Talking Heads and Landscapes
The interviews are naïve, which I say descriptively and not judgmentally. Director Nikolaus Geyrhalter often plants the camera and lets the subjects sum up their lives as they best see fit. The interview subjects seem to know who their audience is and tailor their answer to the people of Austria (or Western Europe) — indigenous people in Greenland and British Columbia rail against Greenpeace and logging corporations, respectively, sensing that they’ll get some knowing sympathy from a Western audience. Others explain what life is like in a sparsely populated remote settlement, sensing that what Westerners will be interested in is how it’s different from theirs. Geyrhalter doesn’t make any statements through editing, and none of the subjects dig very deep.
Geyrhalter’s strength is video photography. Cross-cut with the interviews are gorgeous, richly colored shots of the landscapes and the pace of life. People hunt, build, harvest, teach, work, and shop. My first reaction was disappointment that the footage wasn’t shot on film. But my lasting impression is amazement at how good the high-definition video looks, especially considering that it’s now more than ten years old.
Pace of Life
In the scenes of everyday life there are no thrills; there are no interpersonal dramas or passion. Apparently, most of the time people sail on an even keel. For some audiences, this might equate to “boring.” And I would agree that four hours in a single sitting seems to be too much (I watched Elsewhere in two settings). There is no overall arc. Each 20-minute segment is self-contained. You can watch a few at a time and it doesn’t matter where you stop. I’d have preferred a longer work that demanded more attention and drew some conclusions, but Elsewhere is more hands-off.
Each segment is interesting in its own right, but there are also islands of insight that jump out. A woman in Micronesia wearing only a skirt, and skillfully shaving a root with a machete says she had no concept of “trash” until she realized the biannual Christmas Drop of clothes and toys from the Red Cross was just other people’s unwanted junk. Behind her head in another interview you can see a giant inflatable cigarette hanging from her ceiling.
In the segment on Indonesia, a shy, slight man talks about his family cutting up and eating an enemy. The story is so at odds with the innocent-looking man that you almost wonder whether he’s telling the camera what he thinks it wants to hear. Then there is one of Geyrhalter’s cuts on black that indicates a new take, and the man clarifies that this cannibalism happened in his grandmother’s time, and that nobody has eaten anybody else for generations.
Where is Elsewhere?
The word “elsewhere” implies a perspective on the part of the speaker. “Elsewhere” is not a neutral term. It implies there is an “I” who is “here” and not over there where “elsewhere” is. Did Geyrhalter attribute the fixed first-person position to himself, or to his Austrian audience? Does it matter?

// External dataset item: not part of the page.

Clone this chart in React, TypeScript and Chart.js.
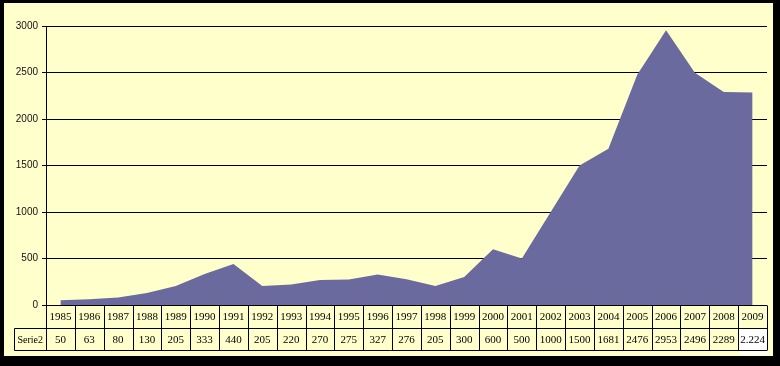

I found myself wondering what qualified as that other “elsewhere” — is it geography? Or economics? I assumed it was geography at first, but there are segments set in Finland and Italy. Then again, they aren’t set in Helsinki and Rome but rather the northernmost part of Finland and with the struggling fishermen on Sardinia.
Maybe “elsewhere” is defined by poverty. Maybe it’s defined by remoteness. Or maybe it’s just wherever Geyrhalter could get plane tickets.
Not on this set.
Picture and Sound
Picture quality is excellent. My first thought when I saw the first shot was disappointment that the footage was shot on video and not film. But the quality of the HD video is surprisingly good, especially when you consider the year was 2000.
Sound quality is good, too, which is quite an accomplishment considering some of the adverse conditions under which the footage was taped.
How to Use This DVD
Split it up into two or more nights. Each segment is a predictable 20 minutes, so allot the right amount of time.